> **WHAT TO DO**
Retype each line exactly. Skip images.

> **SOURCE DATA**
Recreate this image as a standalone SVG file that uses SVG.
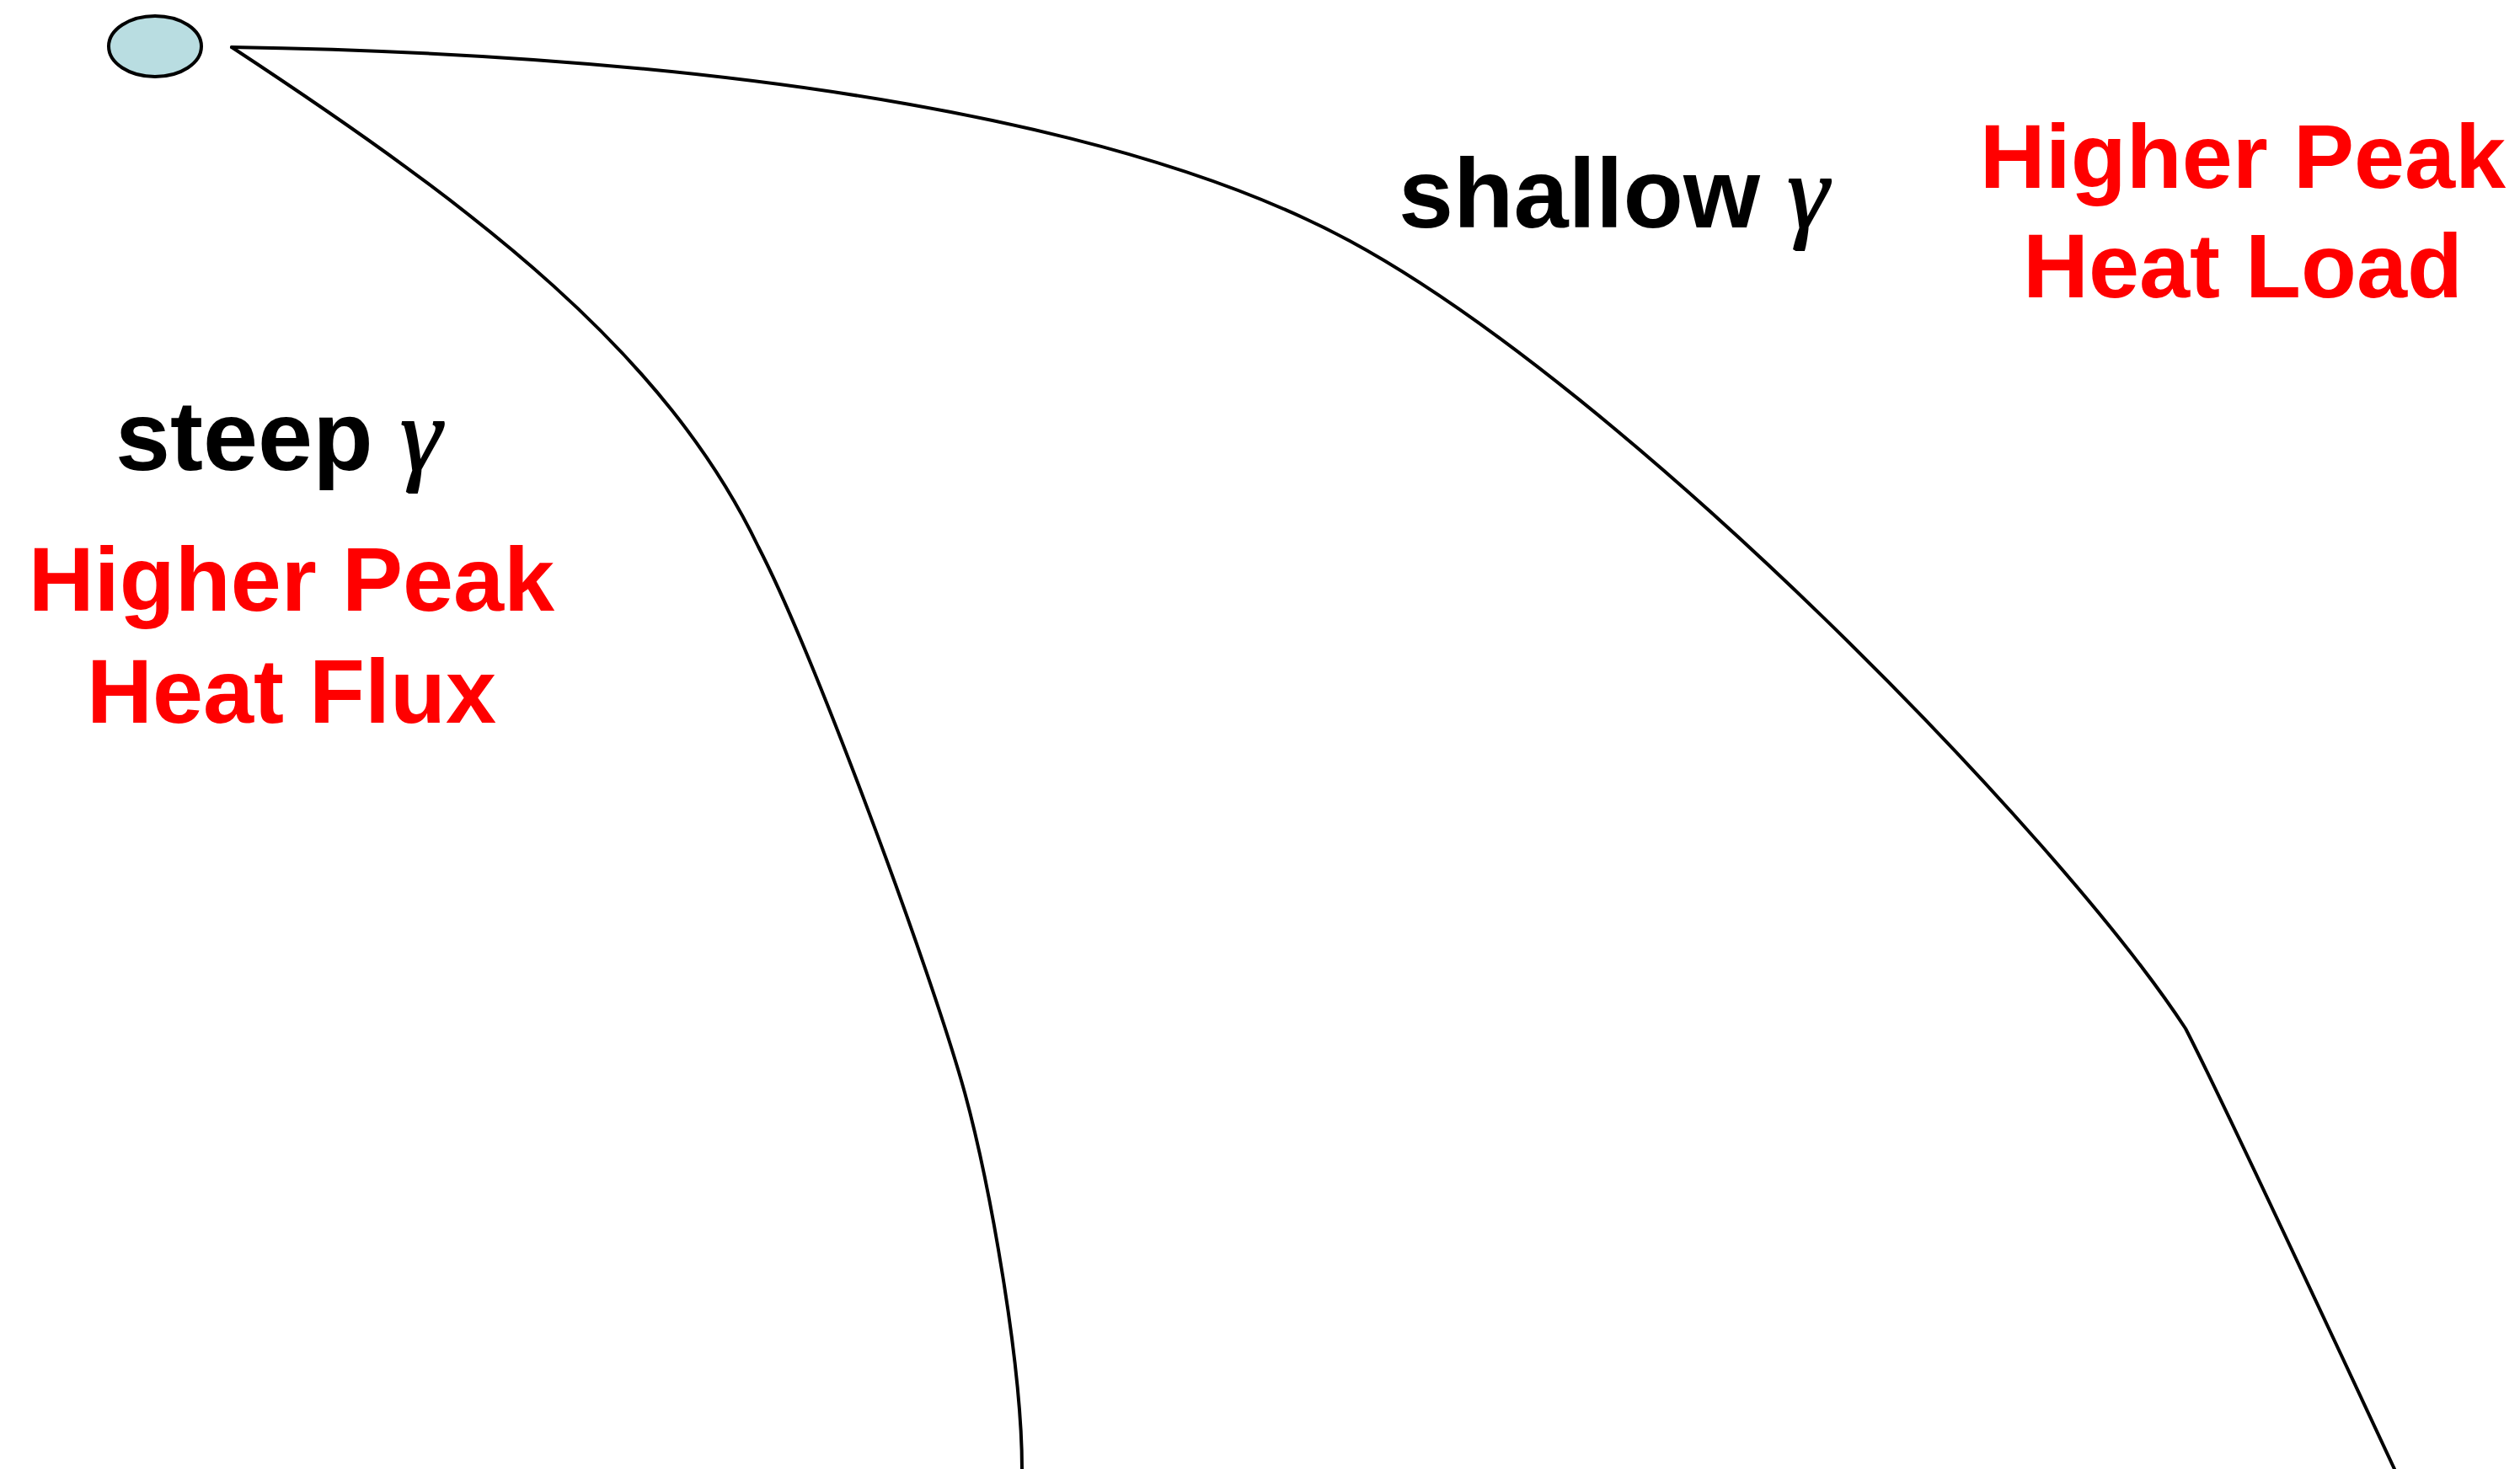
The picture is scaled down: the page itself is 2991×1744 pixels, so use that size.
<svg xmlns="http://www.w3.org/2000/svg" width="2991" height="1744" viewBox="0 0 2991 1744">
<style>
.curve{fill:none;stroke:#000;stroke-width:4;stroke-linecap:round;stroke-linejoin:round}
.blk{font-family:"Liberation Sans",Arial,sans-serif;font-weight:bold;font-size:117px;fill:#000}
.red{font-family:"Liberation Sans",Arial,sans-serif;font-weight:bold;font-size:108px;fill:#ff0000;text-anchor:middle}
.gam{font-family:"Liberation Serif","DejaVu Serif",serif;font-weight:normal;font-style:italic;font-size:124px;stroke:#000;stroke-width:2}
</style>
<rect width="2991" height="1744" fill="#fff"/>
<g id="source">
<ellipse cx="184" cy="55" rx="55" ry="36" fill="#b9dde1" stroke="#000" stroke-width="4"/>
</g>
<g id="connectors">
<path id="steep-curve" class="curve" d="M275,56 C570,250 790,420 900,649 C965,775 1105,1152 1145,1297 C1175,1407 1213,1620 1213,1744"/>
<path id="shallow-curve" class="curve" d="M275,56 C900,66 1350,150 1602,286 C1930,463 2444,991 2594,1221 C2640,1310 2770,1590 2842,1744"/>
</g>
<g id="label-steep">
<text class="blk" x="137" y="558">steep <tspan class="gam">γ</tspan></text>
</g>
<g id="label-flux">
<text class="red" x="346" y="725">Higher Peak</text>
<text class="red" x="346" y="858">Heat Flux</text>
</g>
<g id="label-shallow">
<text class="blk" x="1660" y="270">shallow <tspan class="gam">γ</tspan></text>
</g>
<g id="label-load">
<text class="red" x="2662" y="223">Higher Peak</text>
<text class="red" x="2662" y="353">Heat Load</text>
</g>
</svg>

> **COMPLETED TASK**
Recreate this image as a standalone SVG file that uses SVG.
The picture is scaled down: the page itself is 2991×1744 pixels, so use that size.
<svg xmlns="http://www.w3.org/2000/svg" width="2991" height="1744" viewBox="0 0 2991 1744">
<style>
.curve{fill:none;stroke:#000;stroke-width:4;stroke-linecap:round;stroke-linejoin:round}
.blk{font-family:"Liberation Sans",Arial,sans-serif;font-weight:bold;font-size:117px;fill:#000}
.red{font-family:"Liberation Sans",Arial,sans-serif;font-weight:bold;font-size:108px;fill:#ff0000;text-anchor:middle}
.gam{font-family:"Liberation Serif","DejaVu Serif",serif;font-weight:normal;font-style:italic;font-size:124px;stroke:#000;stroke-width:2}
</style>
<rect width="2991" height="1744" fill="#fff"/>
<g id="source">
<ellipse cx="184" cy="55" rx="55" ry="36" fill="#b9dde1" stroke="#000" stroke-width="4"/>
</g>
<g id="connectors">
<path id="steep-curve" class="curve" d="M275,56 C570,250 790,420 900,649 C965,775 1105,1152 1145,1297 C1175,1407 1213,1620 1213,1744"/>
<path id="shallow-curve" class="curve" d="M275,56 C900,66 1350,150 1602,286 C1930,463 2444,991 2594,1221 C2640,1310 2770,1590 2842,1744"/>
</g>
<g id="label-steep">
<text class="blk" x="137" y="558">steep <tspan class="gam">γ</tspan></text>
</g>
<g id="label-flux">
<text class="red" x="346" y="725">Higher Peak</text>
<text class="red" x="346" y="858">Heat Flux</text>
</g>
<g id="label-shallow">
<text class="blk" x="1660" y="270">shallow <tspan class="gam">γ</tspan></text>
</g>
<g id="label-load">
<text class="red" x="2662" y="223">Higher Peak</text>
<text class="red" x="2662" y="353">Heat Load</text>
</g>
</svg>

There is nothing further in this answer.